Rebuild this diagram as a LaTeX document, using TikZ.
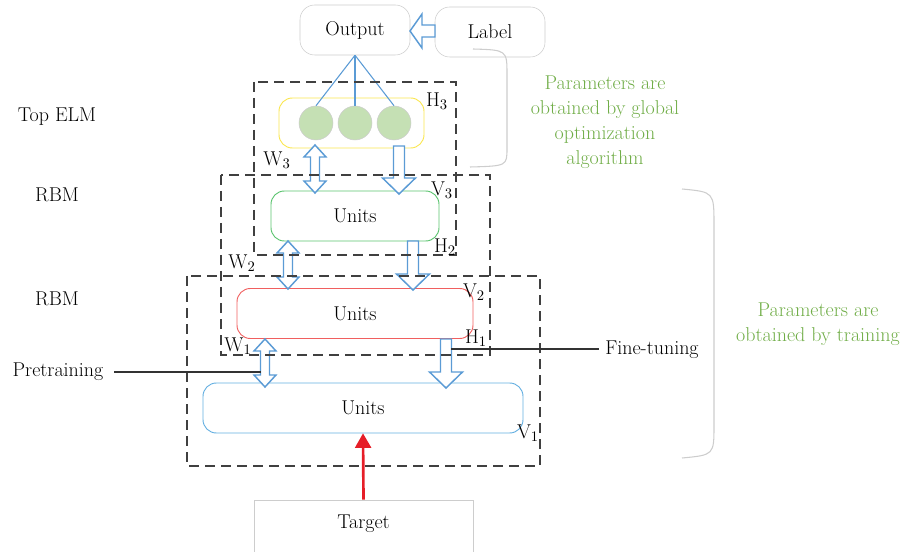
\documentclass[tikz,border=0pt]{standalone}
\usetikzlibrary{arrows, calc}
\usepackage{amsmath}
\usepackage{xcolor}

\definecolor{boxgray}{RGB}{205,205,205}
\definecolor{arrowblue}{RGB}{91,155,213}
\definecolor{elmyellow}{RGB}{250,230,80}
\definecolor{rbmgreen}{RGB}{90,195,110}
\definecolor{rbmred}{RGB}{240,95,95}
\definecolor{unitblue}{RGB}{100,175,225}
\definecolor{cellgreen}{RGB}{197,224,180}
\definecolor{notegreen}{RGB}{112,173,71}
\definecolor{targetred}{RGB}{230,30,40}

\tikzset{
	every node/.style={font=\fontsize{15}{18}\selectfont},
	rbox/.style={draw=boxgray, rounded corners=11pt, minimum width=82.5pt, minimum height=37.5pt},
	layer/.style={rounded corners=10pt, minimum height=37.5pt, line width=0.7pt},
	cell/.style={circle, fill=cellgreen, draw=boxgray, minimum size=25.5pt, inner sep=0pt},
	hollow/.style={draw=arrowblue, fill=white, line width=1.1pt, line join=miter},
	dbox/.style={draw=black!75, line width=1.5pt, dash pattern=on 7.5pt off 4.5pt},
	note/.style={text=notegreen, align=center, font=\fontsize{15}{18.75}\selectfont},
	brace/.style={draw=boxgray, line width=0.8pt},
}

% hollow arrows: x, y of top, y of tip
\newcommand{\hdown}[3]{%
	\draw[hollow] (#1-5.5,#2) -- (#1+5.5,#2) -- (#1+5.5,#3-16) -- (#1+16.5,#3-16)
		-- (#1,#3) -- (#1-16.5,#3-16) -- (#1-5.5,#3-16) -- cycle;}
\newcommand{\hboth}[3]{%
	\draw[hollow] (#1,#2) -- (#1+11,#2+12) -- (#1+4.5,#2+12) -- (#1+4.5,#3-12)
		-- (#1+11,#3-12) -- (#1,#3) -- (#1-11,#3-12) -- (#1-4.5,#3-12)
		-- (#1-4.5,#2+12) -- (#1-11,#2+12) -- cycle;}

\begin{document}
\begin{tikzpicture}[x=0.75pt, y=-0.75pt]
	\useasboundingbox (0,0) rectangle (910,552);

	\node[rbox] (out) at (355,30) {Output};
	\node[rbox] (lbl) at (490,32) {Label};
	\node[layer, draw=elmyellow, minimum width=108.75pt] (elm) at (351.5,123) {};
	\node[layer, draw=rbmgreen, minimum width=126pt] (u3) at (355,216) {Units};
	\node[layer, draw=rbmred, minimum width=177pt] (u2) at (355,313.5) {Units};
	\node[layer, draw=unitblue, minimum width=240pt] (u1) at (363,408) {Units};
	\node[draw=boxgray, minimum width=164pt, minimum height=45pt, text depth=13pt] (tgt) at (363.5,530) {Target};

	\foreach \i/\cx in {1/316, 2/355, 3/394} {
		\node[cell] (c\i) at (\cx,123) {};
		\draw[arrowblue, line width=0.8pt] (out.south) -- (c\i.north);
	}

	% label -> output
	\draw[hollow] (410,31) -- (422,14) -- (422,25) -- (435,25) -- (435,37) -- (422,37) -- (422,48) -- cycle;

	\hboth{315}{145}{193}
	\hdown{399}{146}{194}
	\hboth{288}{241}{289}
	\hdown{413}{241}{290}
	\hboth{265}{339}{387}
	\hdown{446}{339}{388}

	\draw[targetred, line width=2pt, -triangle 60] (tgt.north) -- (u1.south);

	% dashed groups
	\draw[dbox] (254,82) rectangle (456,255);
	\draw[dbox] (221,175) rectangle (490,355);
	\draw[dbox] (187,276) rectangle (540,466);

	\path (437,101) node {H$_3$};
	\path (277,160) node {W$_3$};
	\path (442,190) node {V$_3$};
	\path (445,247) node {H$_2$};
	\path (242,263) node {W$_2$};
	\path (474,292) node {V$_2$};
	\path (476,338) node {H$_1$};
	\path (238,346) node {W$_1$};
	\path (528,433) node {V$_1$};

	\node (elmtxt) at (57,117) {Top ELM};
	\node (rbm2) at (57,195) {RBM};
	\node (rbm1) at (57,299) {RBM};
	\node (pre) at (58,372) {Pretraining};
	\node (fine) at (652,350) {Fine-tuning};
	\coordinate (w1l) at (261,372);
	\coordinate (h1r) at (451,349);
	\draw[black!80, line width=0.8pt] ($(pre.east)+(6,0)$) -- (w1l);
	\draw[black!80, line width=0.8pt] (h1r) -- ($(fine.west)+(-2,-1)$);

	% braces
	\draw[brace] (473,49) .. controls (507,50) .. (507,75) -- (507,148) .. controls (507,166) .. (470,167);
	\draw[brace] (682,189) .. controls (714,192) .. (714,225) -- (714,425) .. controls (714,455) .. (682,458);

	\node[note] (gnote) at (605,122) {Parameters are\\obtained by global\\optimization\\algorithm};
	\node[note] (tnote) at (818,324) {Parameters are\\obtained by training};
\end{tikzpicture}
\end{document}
•••
* _AIM_
Give every line above again exactly, with no pictures.

* _SOLUTION FOR THIS TASK_
Rebuild this diagram as a LaTeX document, using TikZ.
\documentclass[tikz,border=0pt]{standalone}
\usetikzlibrary{arrows, calc}
\usepackage{amsmath}
\usepackage{xcolor}

\definecolor{boxgray}{RGB}{205,205,205}
\definecolor{arrowblue}{RGB}{91,155,213}
\definecolor{elmyellow}{RGB}{250,230,80}
\definecolor{rbmgreen}{RGB}{90,195,110}
\definecolor{rbmred}{RGB}{240,95,95}
\definecolor{unitblue}{RGB}{100,175,225}
\definecolor{cellgreen}{RGB}{197,224,180}
\definecolor{notegreen}{RGB}{112,173,71}
\definecolor{targetred}{RGB}{230,30,40}

\tikzset{
	every node/.style={font=\fontsize{15}{18}\selectfont},
	rbox/.style={draw=boxgray, rounded corners=11pt, minimum width=82.5pt, minimum height=37.5pt},
	layer/.style={rounded corners=10pt, minimum height=37.5pt, line width=0.7pt},
	cell/.style={circle, fill=cellgreen, draw=boxgray, minimum size=25.5pt, inner sep=0pt},
	hollow/.style={draw=arrowblue, fill=white, line width=1.1pt, line join=miter},
	dbox/.style={draw=black!75, line width=1.5pt, dash pattern=on 7.5pt off 4.5pt},
	note/.style={text=notegreen, align=center, font=\fontsize{15}{18.75}\selectfont},
	brace/.style={draw=boxgray, line width=0.8pt},
}

% hollow arrows: x, y of top, y of tip
\newcommand{\hdown}[3]{%
	\draw[hollow] (#1-5.5,#2) -- (#1+5.5,#2) -- (#1+5.5,#3-16) -- (#1+16.5,#3-16)
		-- (#1,#3) -- (#1-16.5,#3-16) -- (#1-5.5,#3-16) -- cycle;}
\newcommand{\hboth}[3]{%
	\draw[hollow] (#1,#2) -- (#1+11,#2+12) -- (#1+4.5,#2+12) -- (#1+4.5,#3-12)
		-- (#1+11,#3-12) -- (#1,#3) -- (#1-11,#3-12) -- (#1-4.5,#3-12)
		-- (#1-4.5,#2+12) -- (#1-11,#2+12) -- cycle;}

\begin{document}
\begin{tikzpicture}[x=0.75pt, y=-0.75pt]
	\useasboundingbox (0,0) rectangle (910,552);

	\node[rbox] (out) at (355,30) {Output};
	\node[rbox] (lbl) at (490,32) {Label};
	\node[layer, draw=elmyellow, minimum width=108.75pt] (elm) at (351.5,123) {};
	\node[layer, draw=rbmgreen, minimum width=126pt] (u3) at (355,216) {Units};
	\node[layer, draw=rbmred, minimum width=177pt] (u2) at (355,313.5) {Units};
	\node[layer, draw=unitblue, minimum width=240pt] (u1) at (363,408) {Units};
	\node[draw=boxgray, minimum width=164pt, minimum height=45pt, text depth=13pt] (tgt) at (363.5,530) {Target};

	\foreach \i/\cx in {1/316, 2/355, 3/394} {
		\node[cell] (c\i) at (\cx,123) {};
		\draw[arrowblue, line width=0.8pt] (out.south) -- (c\i.north);
	}

	% label -> output
	\draw[hollow] (410,31) -- (422,14) -- (422,25) -- (435,25) -- (435,37) -- (422,37) -- (422,48) -- cycle;

	\hboth{315}{145}{193}
	\hdown{399}{146}{194}
	\hboth{288}{241}{289}
	\hdown{413}{241}{290}
	\hboth{265}{339}{387}
	\hdown{446}{339}{388}

	\draw[targetred, line width=2pt, -triangle 60] (tgt.north) -- (u1.south);

	% dashed groups
	\draw[dbox] (254,82) rectangle (456,255);
	\draw[dbox] (221,175) rectangle (490,355);
	\draw[dbox] (187,276) rectangle (540,466);

	\path (437,101) node {H$_3$};
	\path (277,160) node {W$_3$};
	\path (442,190) node {V$_3$};
	\path (445,247) node {H$_2$};
	\path (242,263) node {W$_2$};
	\path (474,292) node {V$_2$};
	\path (476,338) node {H$_1$};
	\path (238,346) node {W$_1$};
	\path (528,433) node {V$_1$};

	\node (elmtxt) at (57,117) {Top ELM};
	\node (rbm2) at (57,195) {RBM};
	\node (rbm1) at (57,299) {RBM};
	\node (pre) at (58,372) {Pretraining};
	\node (fine) at (652,350) {Fine-tuning};
	\coordinate (w1l) at (261,372);
	\coordinate (h1r) at (451,349);
	\draw[black!80, line width=0.8pt] ($(pre.east)+(6,0)$) -- (w1l);
	\draw[black!80, line width=0.8pt] (h1r) -- ($(fine.west)+(-2,-1)$);

	% braces
	\draw[brace] (473,49) .. controls (507,50) .. (507,75) -- (507,148) .. controls (507,166) .. (470,167);
	\draw[brace] (682,189) .. controls (714,192) .. (714,225) -- (714,425) .. controls (714,455) .. (682,458);

	\node[note] (gnote) at (605,122) {Parameters are\\obtained by global\\optimization\\algorithm};
	\node[note] (tnote) at (818,324) {Parameters are\\obtained by training};
\end{tikzpicture}
\end{document}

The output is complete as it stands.